** START OF Information shown **
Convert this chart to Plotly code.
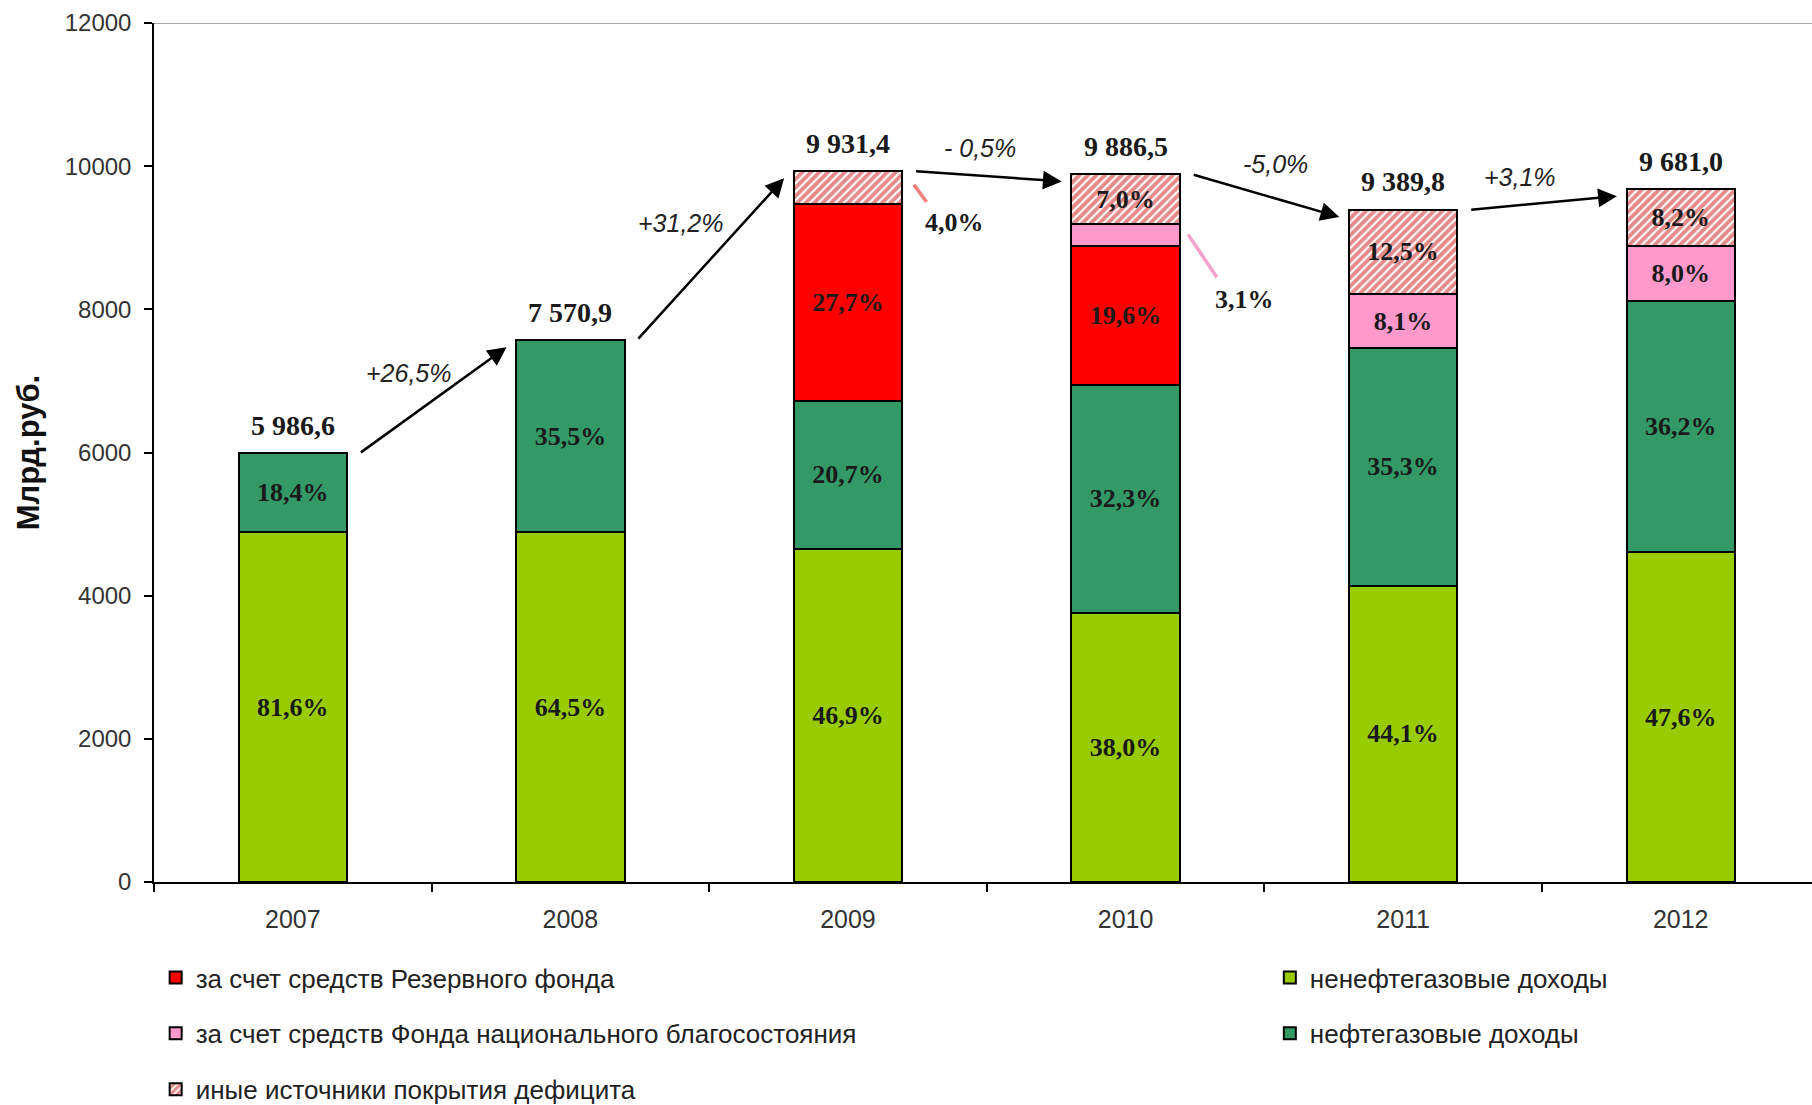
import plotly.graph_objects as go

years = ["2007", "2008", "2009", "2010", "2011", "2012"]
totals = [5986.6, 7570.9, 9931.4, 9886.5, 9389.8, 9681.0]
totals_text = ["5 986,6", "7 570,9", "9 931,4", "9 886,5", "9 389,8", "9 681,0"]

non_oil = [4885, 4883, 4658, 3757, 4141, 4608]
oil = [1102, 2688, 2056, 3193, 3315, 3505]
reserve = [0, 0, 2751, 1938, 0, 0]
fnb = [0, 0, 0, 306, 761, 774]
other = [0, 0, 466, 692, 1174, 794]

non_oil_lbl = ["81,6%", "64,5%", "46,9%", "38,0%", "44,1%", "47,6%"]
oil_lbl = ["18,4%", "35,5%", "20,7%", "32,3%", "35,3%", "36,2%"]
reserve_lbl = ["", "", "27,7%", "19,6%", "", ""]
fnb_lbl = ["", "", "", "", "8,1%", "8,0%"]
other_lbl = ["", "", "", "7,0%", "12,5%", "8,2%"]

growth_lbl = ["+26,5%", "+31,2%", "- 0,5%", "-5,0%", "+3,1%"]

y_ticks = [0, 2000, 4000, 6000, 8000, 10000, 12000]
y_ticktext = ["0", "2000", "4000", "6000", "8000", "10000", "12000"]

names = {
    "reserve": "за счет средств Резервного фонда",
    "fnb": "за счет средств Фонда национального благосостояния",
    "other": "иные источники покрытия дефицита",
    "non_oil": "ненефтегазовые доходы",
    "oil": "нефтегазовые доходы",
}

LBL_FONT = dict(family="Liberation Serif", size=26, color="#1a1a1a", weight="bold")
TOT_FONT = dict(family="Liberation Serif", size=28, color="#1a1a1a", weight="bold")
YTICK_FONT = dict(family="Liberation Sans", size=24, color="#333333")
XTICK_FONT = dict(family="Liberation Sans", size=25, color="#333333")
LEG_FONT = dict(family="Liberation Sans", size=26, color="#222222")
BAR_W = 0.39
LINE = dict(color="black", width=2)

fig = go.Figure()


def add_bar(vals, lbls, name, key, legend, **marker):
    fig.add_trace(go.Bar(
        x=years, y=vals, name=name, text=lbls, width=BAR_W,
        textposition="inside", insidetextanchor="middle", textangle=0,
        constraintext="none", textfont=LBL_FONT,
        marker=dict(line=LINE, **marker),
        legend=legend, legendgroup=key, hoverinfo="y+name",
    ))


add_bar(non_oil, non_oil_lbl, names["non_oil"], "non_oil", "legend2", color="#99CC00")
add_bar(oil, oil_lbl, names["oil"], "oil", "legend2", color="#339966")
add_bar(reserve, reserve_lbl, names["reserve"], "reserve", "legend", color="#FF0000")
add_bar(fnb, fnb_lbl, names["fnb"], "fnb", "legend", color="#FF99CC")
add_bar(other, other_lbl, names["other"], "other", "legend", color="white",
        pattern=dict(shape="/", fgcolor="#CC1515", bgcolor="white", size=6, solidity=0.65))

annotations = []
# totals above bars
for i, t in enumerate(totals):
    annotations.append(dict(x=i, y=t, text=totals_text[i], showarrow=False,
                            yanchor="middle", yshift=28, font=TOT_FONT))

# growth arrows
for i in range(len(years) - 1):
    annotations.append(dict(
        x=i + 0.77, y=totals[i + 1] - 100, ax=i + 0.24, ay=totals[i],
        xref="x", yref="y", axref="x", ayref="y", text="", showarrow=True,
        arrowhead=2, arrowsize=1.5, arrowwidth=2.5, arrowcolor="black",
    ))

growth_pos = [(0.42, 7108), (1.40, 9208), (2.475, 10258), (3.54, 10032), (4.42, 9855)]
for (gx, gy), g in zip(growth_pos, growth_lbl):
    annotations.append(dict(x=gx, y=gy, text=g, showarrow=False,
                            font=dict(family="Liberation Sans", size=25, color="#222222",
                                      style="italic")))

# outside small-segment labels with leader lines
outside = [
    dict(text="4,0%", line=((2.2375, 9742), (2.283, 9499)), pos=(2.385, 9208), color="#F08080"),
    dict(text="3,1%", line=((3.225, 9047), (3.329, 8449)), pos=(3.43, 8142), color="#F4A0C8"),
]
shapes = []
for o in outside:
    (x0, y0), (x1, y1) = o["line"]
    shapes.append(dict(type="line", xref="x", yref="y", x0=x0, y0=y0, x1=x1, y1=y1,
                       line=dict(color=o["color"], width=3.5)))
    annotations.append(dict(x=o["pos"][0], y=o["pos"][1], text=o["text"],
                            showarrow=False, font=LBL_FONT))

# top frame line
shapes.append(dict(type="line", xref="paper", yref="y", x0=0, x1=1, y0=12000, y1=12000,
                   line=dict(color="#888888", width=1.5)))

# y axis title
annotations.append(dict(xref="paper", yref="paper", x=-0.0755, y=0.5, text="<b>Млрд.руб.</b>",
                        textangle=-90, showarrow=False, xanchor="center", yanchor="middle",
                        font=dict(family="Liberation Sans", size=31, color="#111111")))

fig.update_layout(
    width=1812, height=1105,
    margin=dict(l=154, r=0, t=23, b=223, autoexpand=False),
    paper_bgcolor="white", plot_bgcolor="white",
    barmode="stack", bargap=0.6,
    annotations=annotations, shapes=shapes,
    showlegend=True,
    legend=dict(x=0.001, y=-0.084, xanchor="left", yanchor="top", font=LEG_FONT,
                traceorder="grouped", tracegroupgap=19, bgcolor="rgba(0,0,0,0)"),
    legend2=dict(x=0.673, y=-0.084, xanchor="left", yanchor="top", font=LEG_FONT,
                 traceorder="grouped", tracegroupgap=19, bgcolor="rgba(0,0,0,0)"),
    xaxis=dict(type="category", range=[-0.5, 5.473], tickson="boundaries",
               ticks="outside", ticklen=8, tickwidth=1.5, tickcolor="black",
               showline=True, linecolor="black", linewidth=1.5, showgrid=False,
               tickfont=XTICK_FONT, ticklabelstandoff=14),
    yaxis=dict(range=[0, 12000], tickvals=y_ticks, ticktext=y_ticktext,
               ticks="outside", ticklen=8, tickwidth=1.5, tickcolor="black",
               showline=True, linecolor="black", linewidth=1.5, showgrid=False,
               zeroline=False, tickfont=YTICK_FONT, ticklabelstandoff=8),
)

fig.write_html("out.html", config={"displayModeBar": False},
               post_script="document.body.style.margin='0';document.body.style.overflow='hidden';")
** END OF Information shown **
** START OF Information shown **
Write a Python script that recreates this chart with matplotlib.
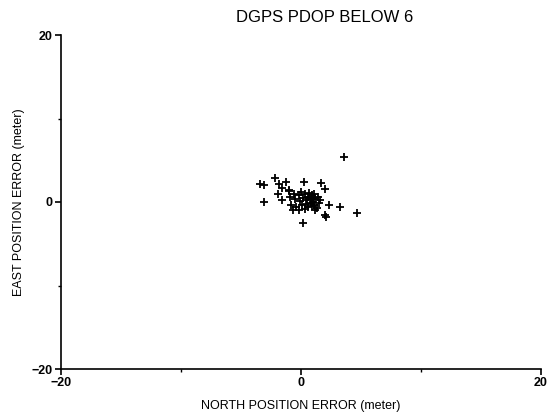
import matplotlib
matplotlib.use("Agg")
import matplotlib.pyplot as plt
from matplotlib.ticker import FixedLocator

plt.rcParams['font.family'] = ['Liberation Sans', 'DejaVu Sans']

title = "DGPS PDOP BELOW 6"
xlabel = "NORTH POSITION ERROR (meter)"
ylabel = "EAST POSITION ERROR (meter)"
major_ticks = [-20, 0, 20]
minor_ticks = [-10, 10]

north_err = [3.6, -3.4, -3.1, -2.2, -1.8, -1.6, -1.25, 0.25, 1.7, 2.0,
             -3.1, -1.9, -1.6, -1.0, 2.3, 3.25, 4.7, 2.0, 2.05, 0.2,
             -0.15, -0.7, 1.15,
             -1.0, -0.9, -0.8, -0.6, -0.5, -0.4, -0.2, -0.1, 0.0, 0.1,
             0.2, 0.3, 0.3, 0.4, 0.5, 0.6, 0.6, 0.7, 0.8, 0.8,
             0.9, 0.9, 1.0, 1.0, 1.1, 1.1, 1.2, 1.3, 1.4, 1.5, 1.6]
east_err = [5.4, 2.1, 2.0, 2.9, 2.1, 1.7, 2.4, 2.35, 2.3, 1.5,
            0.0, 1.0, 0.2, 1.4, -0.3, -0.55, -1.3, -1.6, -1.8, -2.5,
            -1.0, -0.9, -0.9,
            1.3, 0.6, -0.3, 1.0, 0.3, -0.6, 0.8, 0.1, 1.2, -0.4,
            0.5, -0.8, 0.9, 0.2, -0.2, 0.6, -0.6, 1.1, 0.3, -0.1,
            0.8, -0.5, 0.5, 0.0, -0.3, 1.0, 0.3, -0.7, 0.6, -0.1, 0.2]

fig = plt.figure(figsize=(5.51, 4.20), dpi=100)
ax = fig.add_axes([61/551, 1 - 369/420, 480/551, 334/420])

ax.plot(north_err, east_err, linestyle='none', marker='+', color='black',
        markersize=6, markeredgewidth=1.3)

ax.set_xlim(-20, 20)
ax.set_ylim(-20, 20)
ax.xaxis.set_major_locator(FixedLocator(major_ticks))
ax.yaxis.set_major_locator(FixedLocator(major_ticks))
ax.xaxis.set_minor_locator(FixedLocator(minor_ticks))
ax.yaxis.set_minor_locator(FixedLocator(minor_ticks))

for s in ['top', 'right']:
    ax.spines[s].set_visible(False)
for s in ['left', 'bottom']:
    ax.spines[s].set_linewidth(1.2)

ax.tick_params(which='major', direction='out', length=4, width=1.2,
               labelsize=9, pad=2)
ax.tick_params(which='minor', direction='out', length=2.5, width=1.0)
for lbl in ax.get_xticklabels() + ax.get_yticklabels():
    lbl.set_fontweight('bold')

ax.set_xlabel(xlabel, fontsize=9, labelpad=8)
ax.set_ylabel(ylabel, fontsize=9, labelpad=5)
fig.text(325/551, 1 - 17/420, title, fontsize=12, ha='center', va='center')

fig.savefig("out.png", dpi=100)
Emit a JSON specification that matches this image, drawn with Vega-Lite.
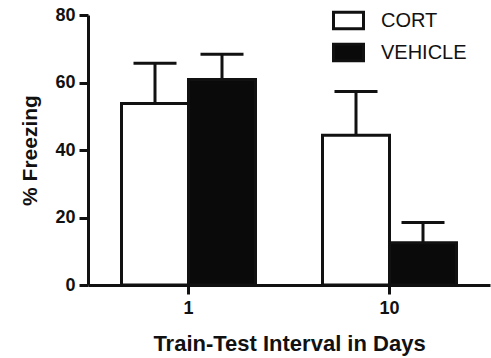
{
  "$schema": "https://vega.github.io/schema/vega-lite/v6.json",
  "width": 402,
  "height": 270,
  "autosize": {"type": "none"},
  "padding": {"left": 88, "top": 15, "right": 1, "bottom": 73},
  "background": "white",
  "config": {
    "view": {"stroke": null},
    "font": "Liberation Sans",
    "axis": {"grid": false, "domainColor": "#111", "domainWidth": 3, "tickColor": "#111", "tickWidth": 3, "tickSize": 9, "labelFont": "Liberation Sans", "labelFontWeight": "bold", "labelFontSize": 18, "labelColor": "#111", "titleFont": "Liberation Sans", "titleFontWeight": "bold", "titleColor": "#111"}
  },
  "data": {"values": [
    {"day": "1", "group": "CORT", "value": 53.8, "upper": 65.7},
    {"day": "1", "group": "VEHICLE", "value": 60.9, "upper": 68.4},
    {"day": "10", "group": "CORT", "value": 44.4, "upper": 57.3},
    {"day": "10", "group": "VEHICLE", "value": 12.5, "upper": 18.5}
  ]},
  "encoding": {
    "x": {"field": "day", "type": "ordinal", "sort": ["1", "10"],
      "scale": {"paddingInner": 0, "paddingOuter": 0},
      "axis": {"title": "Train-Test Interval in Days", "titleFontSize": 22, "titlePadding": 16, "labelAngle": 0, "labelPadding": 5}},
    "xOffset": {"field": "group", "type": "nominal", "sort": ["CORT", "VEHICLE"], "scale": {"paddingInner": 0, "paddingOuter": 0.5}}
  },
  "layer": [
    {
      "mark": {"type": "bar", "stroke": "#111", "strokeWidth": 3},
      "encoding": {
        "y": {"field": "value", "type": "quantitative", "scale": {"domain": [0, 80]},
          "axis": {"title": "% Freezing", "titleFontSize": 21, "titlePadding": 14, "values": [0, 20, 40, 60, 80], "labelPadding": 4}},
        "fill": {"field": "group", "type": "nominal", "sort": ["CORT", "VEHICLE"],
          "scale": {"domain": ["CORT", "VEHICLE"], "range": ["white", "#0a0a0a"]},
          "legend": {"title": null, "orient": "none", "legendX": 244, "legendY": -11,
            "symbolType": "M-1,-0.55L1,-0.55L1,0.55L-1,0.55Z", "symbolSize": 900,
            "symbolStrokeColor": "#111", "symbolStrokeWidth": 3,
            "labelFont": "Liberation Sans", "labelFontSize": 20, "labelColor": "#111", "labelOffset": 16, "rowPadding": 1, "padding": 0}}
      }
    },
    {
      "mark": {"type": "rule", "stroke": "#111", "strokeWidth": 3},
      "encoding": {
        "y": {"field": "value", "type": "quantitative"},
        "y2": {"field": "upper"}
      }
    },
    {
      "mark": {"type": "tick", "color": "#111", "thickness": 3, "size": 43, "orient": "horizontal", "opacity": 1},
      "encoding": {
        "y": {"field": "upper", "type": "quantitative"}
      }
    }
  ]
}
** END OF Information shown **
Set exercise >>
The copy should hold exactly the lines from the line with "Write a Python" to the line with "plt.rcParams['font.family'] = ['Liberation", both ends in, set down without any pictures and with nothing added.

Exercise result >>
Write a Python script that recreates this chart with matplotlib.
import matplotlib
matplotlib.use("Agg")
import matplotlib.pyplot as plt
from matplotlib.ticker import FixedLocator

plt.rcParams['font.family'] = ['Liberation Sans', 'DejaVu Sans']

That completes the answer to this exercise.